**What the task asks:** Give back exactly the lines from the beginning of the listing below to the line holding "import * as", both ends included; the pictures stay out.

**Source material:**
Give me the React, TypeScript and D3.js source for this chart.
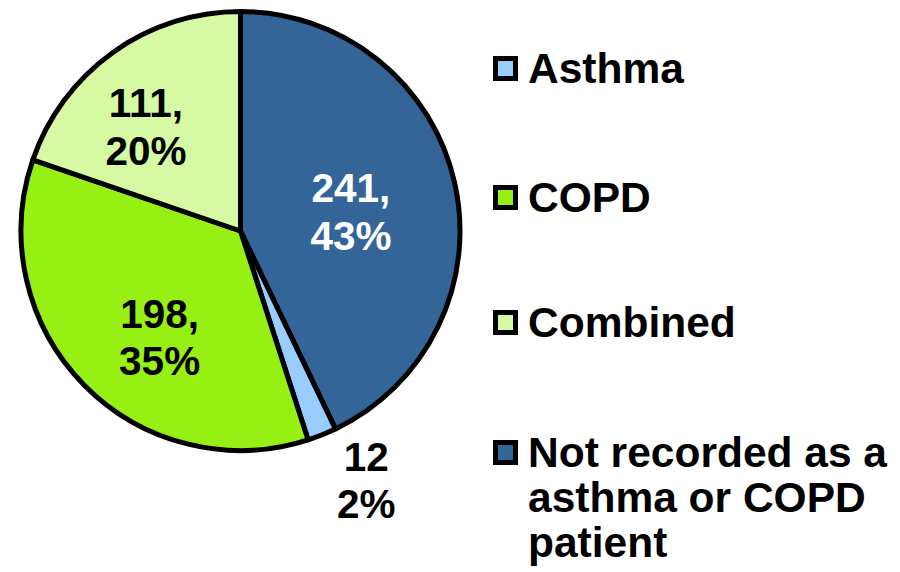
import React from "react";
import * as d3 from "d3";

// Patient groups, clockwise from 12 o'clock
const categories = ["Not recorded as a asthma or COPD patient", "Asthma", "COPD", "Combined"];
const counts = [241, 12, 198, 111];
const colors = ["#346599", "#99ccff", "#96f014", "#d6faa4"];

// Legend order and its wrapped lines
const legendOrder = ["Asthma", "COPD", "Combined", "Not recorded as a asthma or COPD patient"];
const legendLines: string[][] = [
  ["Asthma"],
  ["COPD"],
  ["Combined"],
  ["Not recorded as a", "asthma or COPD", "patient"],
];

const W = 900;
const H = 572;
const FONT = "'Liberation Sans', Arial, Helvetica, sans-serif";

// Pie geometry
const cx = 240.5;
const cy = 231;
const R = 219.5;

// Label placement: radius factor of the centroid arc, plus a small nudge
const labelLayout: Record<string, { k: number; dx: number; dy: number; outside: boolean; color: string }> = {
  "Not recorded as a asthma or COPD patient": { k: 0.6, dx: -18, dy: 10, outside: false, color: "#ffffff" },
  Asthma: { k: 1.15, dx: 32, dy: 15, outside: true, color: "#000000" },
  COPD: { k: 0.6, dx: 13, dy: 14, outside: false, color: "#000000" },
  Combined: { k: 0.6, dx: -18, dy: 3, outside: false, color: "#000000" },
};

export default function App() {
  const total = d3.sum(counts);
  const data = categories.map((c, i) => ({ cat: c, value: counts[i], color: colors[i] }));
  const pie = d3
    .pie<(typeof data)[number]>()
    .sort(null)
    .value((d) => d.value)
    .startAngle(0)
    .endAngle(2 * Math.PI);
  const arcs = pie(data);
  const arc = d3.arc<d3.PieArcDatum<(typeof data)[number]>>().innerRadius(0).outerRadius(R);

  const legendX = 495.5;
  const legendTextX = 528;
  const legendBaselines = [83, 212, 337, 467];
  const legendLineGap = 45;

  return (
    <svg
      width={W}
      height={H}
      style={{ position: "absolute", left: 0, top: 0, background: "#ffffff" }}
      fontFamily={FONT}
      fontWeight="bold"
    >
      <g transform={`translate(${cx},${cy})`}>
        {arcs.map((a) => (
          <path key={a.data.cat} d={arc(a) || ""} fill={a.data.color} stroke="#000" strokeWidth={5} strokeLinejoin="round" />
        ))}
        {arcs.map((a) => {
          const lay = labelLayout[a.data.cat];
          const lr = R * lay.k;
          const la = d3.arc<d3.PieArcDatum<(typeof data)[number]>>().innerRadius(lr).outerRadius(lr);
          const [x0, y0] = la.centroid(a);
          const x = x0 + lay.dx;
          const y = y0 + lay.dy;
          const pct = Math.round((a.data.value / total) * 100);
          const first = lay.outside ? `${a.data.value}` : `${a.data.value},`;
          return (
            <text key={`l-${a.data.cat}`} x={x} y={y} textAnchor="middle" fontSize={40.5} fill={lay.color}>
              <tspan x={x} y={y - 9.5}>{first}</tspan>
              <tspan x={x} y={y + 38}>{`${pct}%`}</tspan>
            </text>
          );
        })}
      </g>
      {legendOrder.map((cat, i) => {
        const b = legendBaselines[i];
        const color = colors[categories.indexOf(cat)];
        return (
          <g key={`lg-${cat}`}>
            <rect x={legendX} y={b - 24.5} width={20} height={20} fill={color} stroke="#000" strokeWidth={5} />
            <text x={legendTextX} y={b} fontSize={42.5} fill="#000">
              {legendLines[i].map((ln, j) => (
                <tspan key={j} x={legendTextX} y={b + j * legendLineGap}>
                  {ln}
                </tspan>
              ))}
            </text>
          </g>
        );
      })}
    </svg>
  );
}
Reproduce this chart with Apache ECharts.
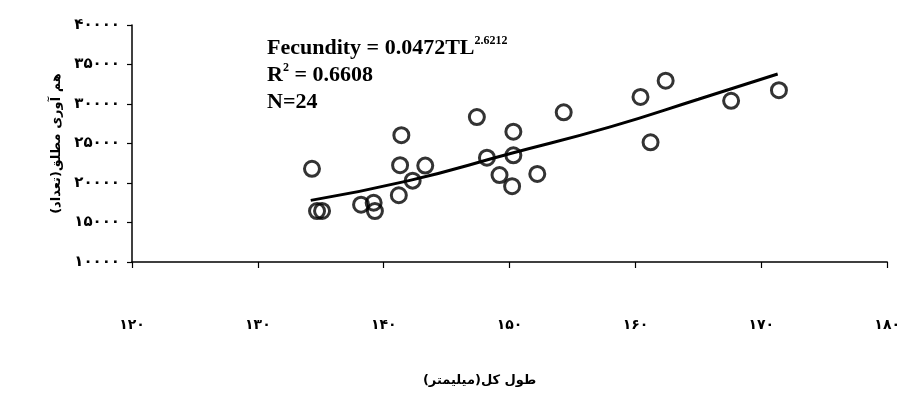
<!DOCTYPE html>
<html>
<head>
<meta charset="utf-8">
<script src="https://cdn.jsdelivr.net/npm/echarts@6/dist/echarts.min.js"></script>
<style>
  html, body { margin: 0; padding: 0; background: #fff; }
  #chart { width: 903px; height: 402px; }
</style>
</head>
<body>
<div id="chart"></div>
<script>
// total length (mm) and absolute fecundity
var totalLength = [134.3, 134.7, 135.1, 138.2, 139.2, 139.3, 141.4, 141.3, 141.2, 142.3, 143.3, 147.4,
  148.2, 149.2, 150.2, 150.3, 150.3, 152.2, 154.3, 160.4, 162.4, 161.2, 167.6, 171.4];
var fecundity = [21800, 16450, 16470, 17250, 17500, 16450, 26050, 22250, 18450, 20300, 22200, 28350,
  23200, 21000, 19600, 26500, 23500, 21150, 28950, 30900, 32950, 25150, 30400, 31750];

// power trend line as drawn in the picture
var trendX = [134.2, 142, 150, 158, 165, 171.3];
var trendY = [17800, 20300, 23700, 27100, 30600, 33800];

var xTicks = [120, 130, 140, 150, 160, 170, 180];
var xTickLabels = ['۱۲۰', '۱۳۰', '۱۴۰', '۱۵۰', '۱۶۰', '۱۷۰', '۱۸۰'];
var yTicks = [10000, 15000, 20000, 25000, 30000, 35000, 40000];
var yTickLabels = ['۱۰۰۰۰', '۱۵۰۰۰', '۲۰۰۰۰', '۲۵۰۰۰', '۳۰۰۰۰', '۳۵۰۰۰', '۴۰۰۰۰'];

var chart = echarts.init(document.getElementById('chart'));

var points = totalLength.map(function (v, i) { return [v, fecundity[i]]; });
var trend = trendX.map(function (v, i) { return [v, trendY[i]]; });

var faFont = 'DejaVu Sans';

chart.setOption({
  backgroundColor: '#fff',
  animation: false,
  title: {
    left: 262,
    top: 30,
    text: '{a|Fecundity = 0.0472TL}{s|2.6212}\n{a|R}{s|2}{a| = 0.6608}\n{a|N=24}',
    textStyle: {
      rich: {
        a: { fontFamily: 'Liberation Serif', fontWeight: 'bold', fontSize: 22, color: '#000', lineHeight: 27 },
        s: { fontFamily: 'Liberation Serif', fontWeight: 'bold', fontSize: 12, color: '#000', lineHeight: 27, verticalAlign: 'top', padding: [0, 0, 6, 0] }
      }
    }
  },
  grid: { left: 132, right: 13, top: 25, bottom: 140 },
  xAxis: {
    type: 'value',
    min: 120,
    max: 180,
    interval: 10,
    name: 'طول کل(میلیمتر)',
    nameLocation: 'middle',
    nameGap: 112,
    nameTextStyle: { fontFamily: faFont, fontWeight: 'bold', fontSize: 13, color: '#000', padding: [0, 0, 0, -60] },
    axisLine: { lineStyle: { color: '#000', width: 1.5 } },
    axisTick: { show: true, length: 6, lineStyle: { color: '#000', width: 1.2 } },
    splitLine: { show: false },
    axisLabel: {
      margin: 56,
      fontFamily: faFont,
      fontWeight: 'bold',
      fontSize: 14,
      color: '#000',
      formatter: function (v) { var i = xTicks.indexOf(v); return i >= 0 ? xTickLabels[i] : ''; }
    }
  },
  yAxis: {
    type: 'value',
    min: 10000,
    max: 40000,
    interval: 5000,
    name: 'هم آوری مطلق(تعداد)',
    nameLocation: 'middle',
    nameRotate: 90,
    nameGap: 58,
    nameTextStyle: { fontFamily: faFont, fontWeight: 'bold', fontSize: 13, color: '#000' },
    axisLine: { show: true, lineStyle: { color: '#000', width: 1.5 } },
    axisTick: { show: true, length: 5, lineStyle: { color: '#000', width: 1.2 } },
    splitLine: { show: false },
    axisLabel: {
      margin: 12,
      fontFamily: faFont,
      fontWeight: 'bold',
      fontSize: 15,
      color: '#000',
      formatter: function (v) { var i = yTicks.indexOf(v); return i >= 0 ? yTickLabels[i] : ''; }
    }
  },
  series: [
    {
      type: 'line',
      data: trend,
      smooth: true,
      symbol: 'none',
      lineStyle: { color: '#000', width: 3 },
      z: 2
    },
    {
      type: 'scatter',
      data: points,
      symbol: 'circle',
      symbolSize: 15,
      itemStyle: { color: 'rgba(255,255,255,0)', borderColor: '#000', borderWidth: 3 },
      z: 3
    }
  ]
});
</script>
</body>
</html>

**Solution to this task:**
Give me the React, TypeScript and D3.js source for this chart.
import React from "react";
import * as d3 from "d3";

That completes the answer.